A casino like the Bellagio probably has 2,000 cameras connected to 50 monitors, with just a few people watching live surveillance, Jonas said. But the information is there to be scrutinized when casinos notice players winning unusually large amounts of money.

In one case a dealer – who said his family had been threatened - helped players rake in $250,000 at a blackjack table when he used a deck of “perfectly ordered cards” that had been handed to him by one of the gamblers, according to Jonas.

“They didn’t detect this as it happened,” Jonas said. “Most of the videos the casinos collect are just used forensically. When the table loses a quarter of a million dollars they go back and replay it nice and slow, see that little piece of video, and it’s time to make some calls. In the old days it was the kneecaps, but those were the old, old days.”

Casinos will always kick a cheater out, but known card counters might be allowed to stay if they aren't skilled enough to win money. While counting cards in one's head is not illegal, a good card-counter in blackjack gains a statistical advantage over the house, and if the casino decides the counter is making too much money, he will be escorted off the premises.

But card counters have to be really good: One mistake an hour could swing the advantage back to the house. And casinos don’t mind that. “If you’re not perfect at card counting, you can still lose money,” Jonas said. “They’ll watch you count cards and if you make any mistake they’ll just let you play.”

They might even let a good counter continue to play if he or she is part of the entourage of a high roller who’s losing millions. If the counter makes $20,000 off the casino while his buddy loses millions, for the casino it’s just part of the cost of doing business.

Card counting teams from MIT made millions off Vegas and have since been immortalized in a book and film. The MIT team’s innovation was to have separate roles for players: Some were there to count and place small bets, others acted as high rollers and made big bets when the decks were favorable. It’s easy for Vegas to spot a counter working alone based on betting patterns – lots of small bets followed by a few big ones.
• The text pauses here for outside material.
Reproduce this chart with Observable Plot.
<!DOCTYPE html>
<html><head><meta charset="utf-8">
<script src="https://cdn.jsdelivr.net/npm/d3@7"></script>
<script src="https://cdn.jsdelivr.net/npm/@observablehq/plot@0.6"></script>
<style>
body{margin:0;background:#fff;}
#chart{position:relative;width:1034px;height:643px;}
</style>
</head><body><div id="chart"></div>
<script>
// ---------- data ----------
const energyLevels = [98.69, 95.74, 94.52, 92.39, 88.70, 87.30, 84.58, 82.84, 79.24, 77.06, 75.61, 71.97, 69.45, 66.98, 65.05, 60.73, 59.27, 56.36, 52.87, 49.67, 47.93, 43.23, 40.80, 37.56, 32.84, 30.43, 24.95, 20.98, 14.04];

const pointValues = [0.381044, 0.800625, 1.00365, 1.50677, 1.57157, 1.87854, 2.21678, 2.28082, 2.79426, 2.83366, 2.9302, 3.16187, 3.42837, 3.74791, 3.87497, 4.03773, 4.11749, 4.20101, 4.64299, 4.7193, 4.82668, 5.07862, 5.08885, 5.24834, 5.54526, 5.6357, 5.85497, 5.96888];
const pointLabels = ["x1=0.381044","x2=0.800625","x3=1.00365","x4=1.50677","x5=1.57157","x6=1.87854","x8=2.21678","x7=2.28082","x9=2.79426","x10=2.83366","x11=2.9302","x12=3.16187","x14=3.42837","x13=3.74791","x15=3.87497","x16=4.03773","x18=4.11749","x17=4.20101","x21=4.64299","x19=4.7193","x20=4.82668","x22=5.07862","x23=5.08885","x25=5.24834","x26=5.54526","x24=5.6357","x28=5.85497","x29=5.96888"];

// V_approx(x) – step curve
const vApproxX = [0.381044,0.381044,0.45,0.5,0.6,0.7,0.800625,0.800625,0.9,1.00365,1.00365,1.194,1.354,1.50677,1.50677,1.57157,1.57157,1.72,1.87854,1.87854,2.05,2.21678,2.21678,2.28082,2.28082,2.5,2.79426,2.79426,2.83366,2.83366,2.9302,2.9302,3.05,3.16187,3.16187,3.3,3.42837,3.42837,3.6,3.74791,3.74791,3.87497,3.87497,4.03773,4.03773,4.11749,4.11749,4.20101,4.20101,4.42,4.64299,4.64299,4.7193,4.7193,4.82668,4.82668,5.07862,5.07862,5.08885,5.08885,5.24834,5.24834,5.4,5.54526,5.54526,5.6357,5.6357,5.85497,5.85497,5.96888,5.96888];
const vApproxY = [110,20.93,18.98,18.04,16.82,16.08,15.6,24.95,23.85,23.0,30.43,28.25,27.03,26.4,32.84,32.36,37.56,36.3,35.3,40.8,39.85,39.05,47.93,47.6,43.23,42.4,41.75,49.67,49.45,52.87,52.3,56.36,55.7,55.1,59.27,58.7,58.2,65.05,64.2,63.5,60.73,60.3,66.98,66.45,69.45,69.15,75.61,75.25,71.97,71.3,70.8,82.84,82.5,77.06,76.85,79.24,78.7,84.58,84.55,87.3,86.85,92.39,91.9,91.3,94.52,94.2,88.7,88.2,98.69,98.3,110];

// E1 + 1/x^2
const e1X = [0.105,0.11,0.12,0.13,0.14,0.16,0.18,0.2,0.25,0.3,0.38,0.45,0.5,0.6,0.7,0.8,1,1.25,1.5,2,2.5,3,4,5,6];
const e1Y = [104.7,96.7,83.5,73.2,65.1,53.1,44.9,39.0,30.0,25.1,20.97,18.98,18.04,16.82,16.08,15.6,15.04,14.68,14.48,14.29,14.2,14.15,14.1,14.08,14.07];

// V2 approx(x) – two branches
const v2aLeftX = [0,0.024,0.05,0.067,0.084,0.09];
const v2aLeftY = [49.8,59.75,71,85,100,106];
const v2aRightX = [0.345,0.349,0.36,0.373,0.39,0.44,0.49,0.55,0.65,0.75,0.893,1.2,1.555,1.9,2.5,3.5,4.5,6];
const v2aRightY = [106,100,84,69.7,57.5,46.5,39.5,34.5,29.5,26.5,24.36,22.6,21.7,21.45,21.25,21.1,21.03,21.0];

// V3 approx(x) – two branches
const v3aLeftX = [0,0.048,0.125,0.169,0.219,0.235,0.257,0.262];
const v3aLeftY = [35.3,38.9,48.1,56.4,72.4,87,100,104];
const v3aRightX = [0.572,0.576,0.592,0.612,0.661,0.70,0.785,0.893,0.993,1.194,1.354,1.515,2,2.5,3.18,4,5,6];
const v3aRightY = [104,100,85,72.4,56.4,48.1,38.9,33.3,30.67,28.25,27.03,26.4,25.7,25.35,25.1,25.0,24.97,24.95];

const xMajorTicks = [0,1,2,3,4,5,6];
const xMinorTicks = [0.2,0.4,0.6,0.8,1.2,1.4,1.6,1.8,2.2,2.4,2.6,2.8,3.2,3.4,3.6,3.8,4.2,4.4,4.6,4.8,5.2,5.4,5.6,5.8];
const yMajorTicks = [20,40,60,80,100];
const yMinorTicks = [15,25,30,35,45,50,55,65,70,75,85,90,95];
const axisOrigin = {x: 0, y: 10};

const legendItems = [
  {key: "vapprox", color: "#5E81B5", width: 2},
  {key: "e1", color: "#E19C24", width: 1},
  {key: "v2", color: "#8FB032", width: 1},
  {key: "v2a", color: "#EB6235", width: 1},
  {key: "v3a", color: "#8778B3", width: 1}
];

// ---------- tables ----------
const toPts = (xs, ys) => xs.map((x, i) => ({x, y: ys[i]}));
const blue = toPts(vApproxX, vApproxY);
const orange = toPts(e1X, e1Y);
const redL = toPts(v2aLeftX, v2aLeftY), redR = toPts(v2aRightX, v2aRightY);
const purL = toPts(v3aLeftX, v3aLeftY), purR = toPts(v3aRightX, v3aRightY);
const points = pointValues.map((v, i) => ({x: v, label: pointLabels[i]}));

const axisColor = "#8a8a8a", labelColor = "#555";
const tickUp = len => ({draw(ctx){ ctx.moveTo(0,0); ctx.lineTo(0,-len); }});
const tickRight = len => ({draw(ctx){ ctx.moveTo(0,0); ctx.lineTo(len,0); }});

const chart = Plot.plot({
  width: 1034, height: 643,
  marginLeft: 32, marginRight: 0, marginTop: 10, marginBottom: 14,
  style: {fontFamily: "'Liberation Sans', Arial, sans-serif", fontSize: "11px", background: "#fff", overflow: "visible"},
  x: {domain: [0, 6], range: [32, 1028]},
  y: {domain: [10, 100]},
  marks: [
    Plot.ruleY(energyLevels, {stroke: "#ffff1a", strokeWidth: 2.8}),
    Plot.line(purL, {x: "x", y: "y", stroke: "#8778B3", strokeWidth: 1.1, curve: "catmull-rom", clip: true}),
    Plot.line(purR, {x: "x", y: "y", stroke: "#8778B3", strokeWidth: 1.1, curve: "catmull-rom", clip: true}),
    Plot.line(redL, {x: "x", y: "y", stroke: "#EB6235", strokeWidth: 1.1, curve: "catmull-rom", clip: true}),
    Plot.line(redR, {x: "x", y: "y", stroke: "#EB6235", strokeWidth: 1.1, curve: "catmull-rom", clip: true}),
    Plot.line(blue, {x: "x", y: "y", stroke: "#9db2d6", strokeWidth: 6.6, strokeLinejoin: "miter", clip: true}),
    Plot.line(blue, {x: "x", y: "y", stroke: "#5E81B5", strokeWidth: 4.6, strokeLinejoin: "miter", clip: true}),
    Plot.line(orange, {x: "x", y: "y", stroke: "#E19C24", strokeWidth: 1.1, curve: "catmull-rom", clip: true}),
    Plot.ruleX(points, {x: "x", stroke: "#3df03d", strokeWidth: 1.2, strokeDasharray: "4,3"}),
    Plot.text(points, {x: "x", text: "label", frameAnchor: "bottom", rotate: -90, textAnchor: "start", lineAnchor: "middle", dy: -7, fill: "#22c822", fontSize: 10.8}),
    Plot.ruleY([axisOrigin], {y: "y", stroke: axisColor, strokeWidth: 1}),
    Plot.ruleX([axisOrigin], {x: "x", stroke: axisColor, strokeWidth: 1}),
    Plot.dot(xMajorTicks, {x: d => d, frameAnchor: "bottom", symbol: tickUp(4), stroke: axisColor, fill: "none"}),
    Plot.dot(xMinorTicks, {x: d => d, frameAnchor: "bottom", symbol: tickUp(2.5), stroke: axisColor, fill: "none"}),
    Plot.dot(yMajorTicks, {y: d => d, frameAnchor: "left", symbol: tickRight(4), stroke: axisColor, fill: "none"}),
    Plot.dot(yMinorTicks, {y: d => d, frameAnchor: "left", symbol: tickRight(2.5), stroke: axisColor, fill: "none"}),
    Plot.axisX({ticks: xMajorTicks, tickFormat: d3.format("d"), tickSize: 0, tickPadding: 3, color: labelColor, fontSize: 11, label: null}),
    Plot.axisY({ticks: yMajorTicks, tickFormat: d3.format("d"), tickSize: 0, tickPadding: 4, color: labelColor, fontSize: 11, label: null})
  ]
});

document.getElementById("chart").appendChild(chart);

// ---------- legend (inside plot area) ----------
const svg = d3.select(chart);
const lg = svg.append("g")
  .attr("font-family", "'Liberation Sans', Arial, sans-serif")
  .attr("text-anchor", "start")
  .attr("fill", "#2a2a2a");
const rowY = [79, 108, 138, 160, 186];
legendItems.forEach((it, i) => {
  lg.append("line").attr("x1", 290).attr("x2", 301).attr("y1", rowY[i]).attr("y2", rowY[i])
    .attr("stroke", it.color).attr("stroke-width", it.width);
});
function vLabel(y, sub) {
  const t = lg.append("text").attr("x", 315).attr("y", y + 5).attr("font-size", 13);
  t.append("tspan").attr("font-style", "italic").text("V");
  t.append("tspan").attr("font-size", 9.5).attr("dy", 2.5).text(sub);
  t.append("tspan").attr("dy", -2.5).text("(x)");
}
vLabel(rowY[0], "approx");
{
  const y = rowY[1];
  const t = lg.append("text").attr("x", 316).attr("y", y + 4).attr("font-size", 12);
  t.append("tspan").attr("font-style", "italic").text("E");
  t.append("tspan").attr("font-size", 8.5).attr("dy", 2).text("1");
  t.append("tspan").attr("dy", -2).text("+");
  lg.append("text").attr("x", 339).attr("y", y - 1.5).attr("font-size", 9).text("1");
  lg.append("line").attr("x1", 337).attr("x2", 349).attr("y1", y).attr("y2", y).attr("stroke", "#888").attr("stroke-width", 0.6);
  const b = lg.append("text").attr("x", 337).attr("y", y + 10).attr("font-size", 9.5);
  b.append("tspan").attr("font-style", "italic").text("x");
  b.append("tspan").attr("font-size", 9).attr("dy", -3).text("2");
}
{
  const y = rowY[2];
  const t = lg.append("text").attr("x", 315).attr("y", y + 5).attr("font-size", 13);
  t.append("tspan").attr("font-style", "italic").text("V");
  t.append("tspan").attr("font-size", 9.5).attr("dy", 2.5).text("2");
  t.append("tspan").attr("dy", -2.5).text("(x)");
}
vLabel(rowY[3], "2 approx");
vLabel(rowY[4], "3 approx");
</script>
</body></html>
The MIT team survived longer than most because the separation of roles gave the appearance of legitimate betting patterns.

There are many other methods players use to shift the odds in their favor, with varying levels of legality. Jonas discussed a few, in some cases showing photos and video from his own collection. Here’s a sampling:

* The infinite hundred-dollar bill: One team took $1.2 million off a casino in two weeks when it discovered that a new hundred-dollar bill could be fed into a certain slot machine and, if you hit a button at just the right time, the machine would give the player $100 worth of credit while spitting the actual $100 bill right back into the player’s hands.

* The chip cup: The chip cup looks just like a stack of $5 chips, but it’s hollowed out and can hold a few $100 chips. Using the chip cup, a dealer and player working together can make a killing.

* The palm: A player palms a card and trades it with a neighbor to make a better blackjack hand. This trick is decidedly low-tech, but nearly undetectable when done with great skill.

* The specialty code: A programmer who worked on a video poker game snuck in some code that produced an automatic royal flush if a player followed a specific sequence of betting over the course of seven or eight hands.

* Cameraman: Jonas showed photos of one player who was wearing buttons that were actually infrared cameras, capable of capturing the identity of cards as they pass through a shuffle machine. One shuffle machine in particular had a tiny hole that revealed each card, but not to the naked eye. The infrared camera illuminated the card, and the video images were transmitted to a vehicle in the parking lot, where collaborators slowed the video down and could tell their player in the casino which card was coming next. Hitting on 17 is a smart move when you know a four is coming next.

How casinos strike back

Casinos are all about odds. If a player has shifted the odds into his favor, he can be asked to leave. But if a player simply wins a ton of money through sheer luck even though the odds are against him, the casino will do everything it can to lure the player back.